Zweipersonenstück in der Werkstatt Theater Bonn inszeniert Nikolai Gogols "Die Nase"

Bonn · Frederik Werth inszeniert Nikolai Gogols Groteske „Die Nase“ als Zweipersonenstück in der Werkstatt des Bonner Theaters.

 Großer Spaß: Timo Kählert und Wilhelm Eilers in „Die Nase“. FOTO: BEU

Großer Spaß: Timo Kählert und Wilhelm Eilers in „Die Nase“. FOTO: BEU

Foto: Beu

Sie ist weg. Einfach verschwunden. Hat sich nachts aus dem Staub gemacht und lässt den armen Kollegienassessor Kovalev entstellt zurück. Einfach unerhört, wenn so mir nichts dir nichts die Nase nicht nur läuft, sondern gar entläuft, sich selbstständig macht und als Staatsrat durch Sankt Petersburg stolziert.
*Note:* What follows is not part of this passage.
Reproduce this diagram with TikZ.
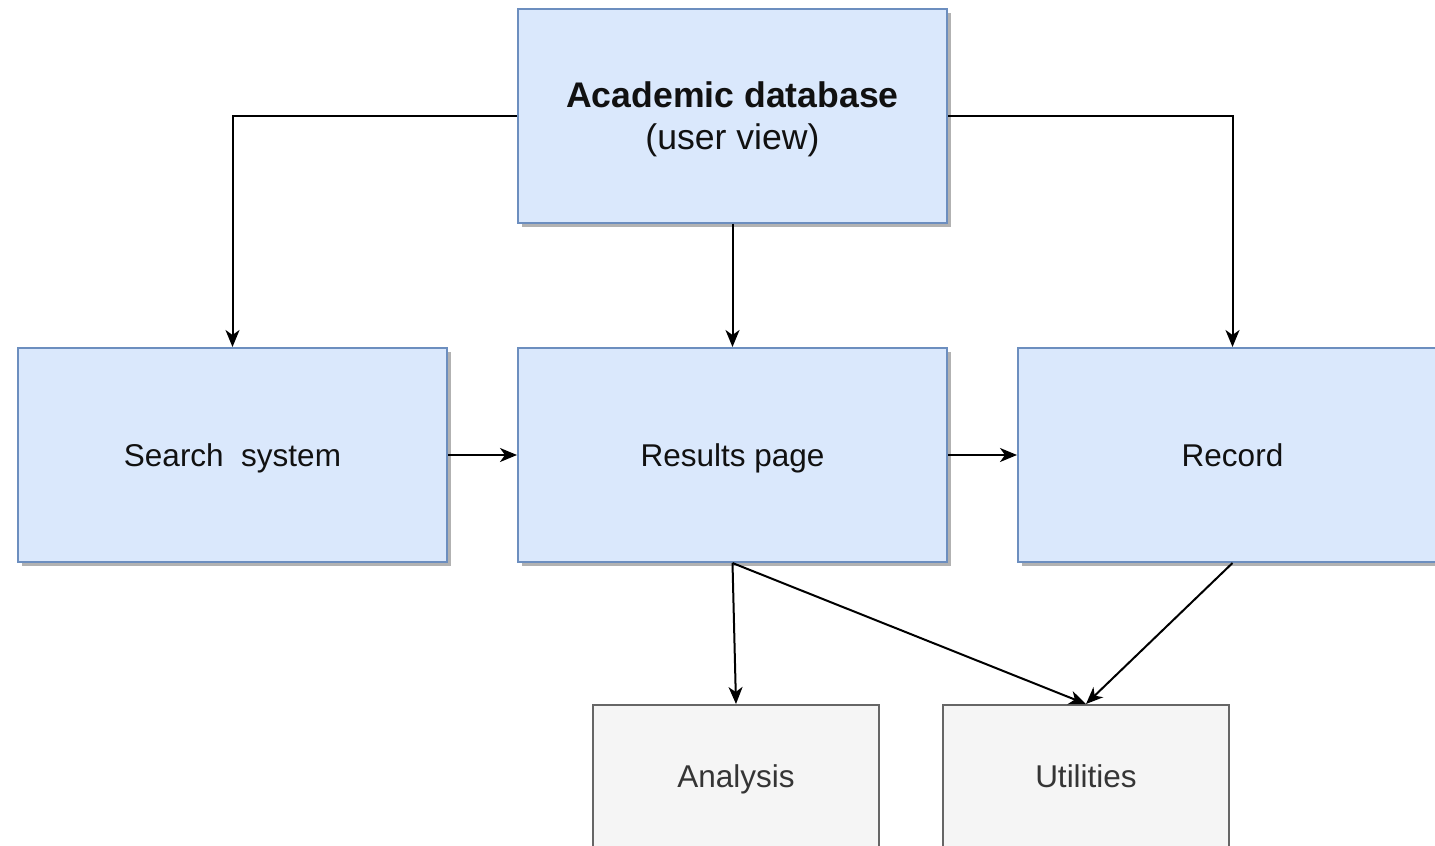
\documentclass[tikz,border=0pt]{standalone}
\usepackage{fontspec}
\setmainfont{Liberation Sans}
\usetikzlibrary{arrows.meta,shadows}
\definecolor{bluefill}{HTML}{DAE8FC}
\definecolor{bluedraw}{HTML}{6C8EBF}
\definecolor{grayfill}{HTML}{F5F5F5}
\definecolor{graydraw}{HTML}{666666}
\definecolor{txt}{HTML}{111111}
\tikzset{
  bluebox/.style={draw=bluedraw, fill=bluefill, line width=2pt, minimum width=429pt, minimum height=214pt,
    inner sep=0pt, text=txt, align=center, text depth=0pt,
    drop shadow={shadow xshift=4pt, shadow yshift=-4pt, fill=black!30, opacity=1},
    font=\fontsize{31.5}{38}\selectfont},
  graybox/.style={draw=graydraw, fill=grayfill, line width=2pt, minimum width=286pt, minimum height=142pt,
    inner sep=0pt, text=txt!85!white, text depth=0pt, font=\fontsize{31.5}{38}\selectfont},
  conn/.style={line width=2pt, -{Stealth[length=17pt, width=14pt, inset=5pt]}}
}
\begin{document}
\begin{tikzpicture}[x=1pt, y=-1pt]
\useasboundingbox (0,0) rectangle (1435,846);
\node[bluebox] (top) at (732.5,115.5) {\fontsize{35.6}{42}\selectfont\textbf{Academic database}\\[4pt]\fontsize{35.6}{42}\selectfont(user view)};
\node[bluebox] (search) at (232.5,455) {Search\ \ system};
\node[bluebox] (res) at (732.5,455) {Results page};
\node[bluebox] (rec) at (1232.5,455) {Record};
\node[graybox] (ana) at (736,776) {Analysis};
\node[graybox] (uti) at (1086,776) {Utilities};
\draw[conn] (top.west) -| (search.north);
\draw[conn] (top.south) -- (res.north);
\draw[conn] (top.east) -| (rec.north);
\draw[conn] (search.east) -- (res.west);
\draw[conn] (res.east) -- (rec.west);
\draw[conn] (res.south) -- (ana.north);
\draw[conn] (res.south) -- (uti.north);
\draw[conn] (rec.south) -- (uti.north);
\end{tikzpicture}
\end{document}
Was für eine groteske Vorstellung. Dennoch oder vielleicht sogar gerade deswegen hat der Schriftsteller Nikolai Gogol seine Erzählung „Die Nase“ geschrieben, die als erstes surrealistisches Prosastück der russischen Literatur gilt. Nun hat Regisseur Frederik Werth es in der Werkstattbühne des Theater Bonn als Zwei-Personen-Stück inszeniert – und mit dem schwer greifbaren Stoff für ebenso viel Amüsement wie Verwirrung gesorgt.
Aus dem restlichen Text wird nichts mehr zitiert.